Bazı yerler vardır; sadece gezilmez, hissedilir.
Sabah güneşinin yeryüzüne değdiği ilk anda gökyüzüne yükselen balonlarıyla, taşın içinden oyulmuş evleriyle ve sessizliğiyle konuşan vadileriyle Kapadokya, ziyaretçilerine bir seyahat değil, bir zaman yolculuğu vaat eder.
Türkiye’nin en özgün coğrafyalarından biri olan Kapadokya, doğanın milyonlarca yılda şekillendirdiği peri bacalarıyla, insan eliyle oyulmuş yeraltı şehirleriyle ve geçmişten bugüne taşınan kültürüyle dünyanın dört bir yanından gelen gezginlerin rotasında ilk sıralarda yer alıyor.

Balonların Gölgesinde Uyanan Bir Coğrafya
Kapadokya denince akla ilk gelen görüntü, gün doğumunda gökyüzünü dolduran sıcak hava balonlarıdır. Özellikle Göreme çevresinde sabahın erken saatlerinde başlayan bu görsel şölen, bölgenin simgesi haline gelmiştir.
Balonlar yükselirken, aşağıda uzanan vadiler ve taş evler kartpostalları aratmayan manzaralar sunar.
Tarihin Taşlara Yazıldığı Yer
Kapadokya yalnızca doğal güzellikleriyle değil, binlerce yıllık geçmişiyle de dikkat çeker.
Kayalara oyulmuş kiliseler, manastırlar ve yaşam alanları; bölgede bir zamanlar hüküm süren uygarlıkların izlerini günümüze taşır. Göreme Açık Hava Müzesi, bu tarihsel zenginliğin en çarpıcı örneklerinden biridir.
Sessizliğin ve Yavaşlığın Adresi
Kapadokya’nın en etkileyici yanlarından biri de sunduğu dinginliktir. Vadilerde yapılan yürüyüşler, taş sokaklarda kaybolmak ve gün batımını izlemek, ziyaretçiye şehir hayatının gürültüsünden uzaklaşma imkânı verir.

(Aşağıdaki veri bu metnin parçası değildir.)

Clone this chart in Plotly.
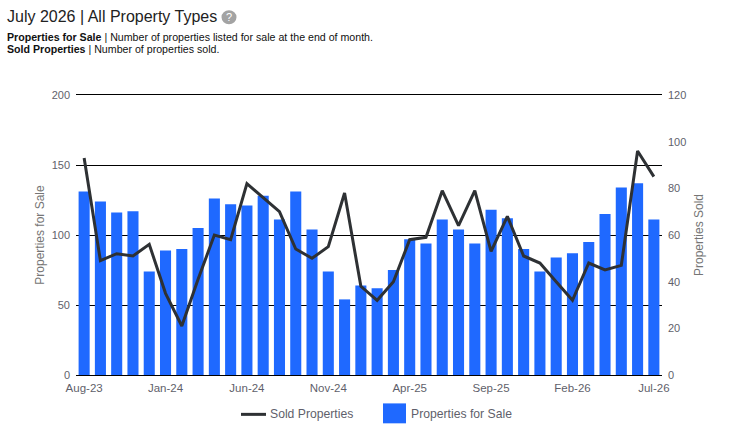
import plotly.graph_objects as go

months = ["Aug-23", "Sep-23", "Oct-23", "Nov-23", "Dec-23", "Jan-24", "Feb-24", "Mar-24", "Apr-24",
          "May-24", "Jun-24", "Jul-24", "Aug-24", "Sep-24", "Oct-24", "Nov-24", "Dec-24", "Jan-25",
          "Feb-25", "Mar-25", "Apr-25", "May-25", "Jun-25", "Jul-25", "Aug-25", "Sep-25", "Oct-25",
          "Nov-25", "Dec-25", "Jan-26", "Feb-26", "Mar-26", "Apr-26", "May-26", "Jun-26", "Jul-26"]
for_sale = [131, 124, 116, 117, 74, 89, 90, 105, 126, 122, 121, 128, 111, 131, 104, 74, 54, 64,
            62, 75, 97, 94, 111, 104, 94, 118, 112, 90, 74, 84, 87, 95, 115, 134, 137, 111]
sold = [93, 49, 52, 51, 56, 35, 21, 41, 60, 58, 82, 76, 70, 54, 50, 55, 78, 38,
        32, 40, 58, 59, 79, 64, 79, 53, 68, 51, 48, 40, 32, 48, 45, 47, 96, 85]
tick_months = ["Aug-23", "Jan-24", "Jun-24", "Nov-24", "Apr-25", "Sep-25", "Feb-26", "Jul-26"]

W, H = 751, 443
L, R, T, B = 76, 662, 94.5, 375.5
FONT = "Liberation Sans"
GREY = "#5f5f6b"
BLUE = "#1f69ff"
DARK = "#2e3134"


def px(x):
    return (x - L) / (R - L)


def py(y):
    return (B - y) / (B - T)


def text(x, y, s, size=12, color=GREY, anchor="left", angle=0):
    return dict(text=s, x=px(x), y=py(y), xref="paper", yref="paper", showarrow=False,
                xanchor=anchor, yanchor="middle", textangle=angle, borderpad=0, borderwidth=0,
                font=dict(family=FONT, size=size, color=color))


def box(kind, x0, y0, x1, y1, **kw):
    return dict(type=kind, xref="paper", yref="paper", x0=px(x0), x1=px(x1), y0=py(y0), y1=py(y1), **kw)


fig = go.Figure()
fig.add_trace(go.Bar(x=months, y=for_sale, name="Properties for Sale", marker_color=BLUE,
                     marker_line_width=0, yaxis="y"))
fig.add_trace(go.Scatter(x=months, y=sold, name="Sold Properties", mode="lines",
                         line=dict(color=DARK, width=3), yaxis="y2"))

fig.update_layout(
    width=W, height=H, margin=dict(l=L, r=W - R, t=T, b=H - B),
    paper_bgcolor="white", plot_bgcolor="white", showlegend=False, bargap=0.32,
    font=dict(family=FONT, size=12, color=GREY),
    xaxis=dict(type="category", categoryorder="array", categoryarray=months, tickmode="array",
               tickvals=tick_months, ticktext=tick_months, showgrid=False, zeroline=False,
               showline=True, mirror=True, linecolor="black", linewidth=1, ticks="", tickangle=0,
               range=[-0.5, 35.5], ticklabelstandoff=2, tickfont=dict(size=11.5)),
    yaxis=dict(range=[0, 200], tickvals=[0, 50, 100, 150, 200], gridcolor="black", gridwidth=1,
               zeroline=False, showline=False, ticks="", automargin=False, ticklabelstandoff=5,
               tickfont=dict(size=11),
               title=dict(text="Properties for Sale", standoff=4, font=dict(size=12, color="#757575"))),
    yaxis2=dict(range=[0, 120], tickvals=[0, 20, 40, 60, 80, 100, 120], overlaying="y", side="right",
                showgrid=False, zeroline=False, showline=False, ticks="", automargin=False,
                ticklabelstandoff=5, tickfont=dict(size=11),
                title=dict(text="Properties Sold", standoff=9, font=dict(size=12, color="#757575"))),
    annotations=[
        text(7, 15.5, "July 2026 | All Property Types", size=16, color="#222222"),
        text(228.5, 16.5, "?", size=11, color="white", anchor="center"),
        text(7, 36, "<b>Properties for Sale</b> | Number of properties listed for sale at the end of month.",
             size=10.63, color="#111111"),
        text(7, 48, "<b>Sold Properties</b> | Number of properties sold.", size=10.63, color="#111111"),
        text(270, 415, "Sold Properties", size=12.2),
        text(411, 415, "Properties for Sale", size=12.2),
    ],
    shapes=[
        box("circle", 221.5, 9.5, 236.5, 23.5, fillcolor="#a3a3a3", line_width=0),
        box("line", 241, 415, 266, 415, line=dict(color=DARK, width=3)),
        box("rect", 383, 404, 406, 424, fillcolor=BLUE, line_width=0),
    ],
)

fig.write_html("out.html", config=dict(displayModeBar=False),
               post_script="document.body.style.margin='0';")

Burada zaman acele etmez; insan da etmemeyi öğrenir.
Neden Kapadokya?
-
Dünyada eşi benzeri olmayan bir coğrafya
-
Tarih, doğa ve kültürün iç içe geçtiği nadir bölgelerden biri
-
Fotoğraf, yürüyüş ve keşif tutkunları için ideal
-
Her mevsim farklı bir atmosfer sunan yapısı
Kapadokya, Türkiye’de bir kez görülüp geçilecek değil; her ziyaretinde farklı bir hikâye anlatan yerlerden biridir.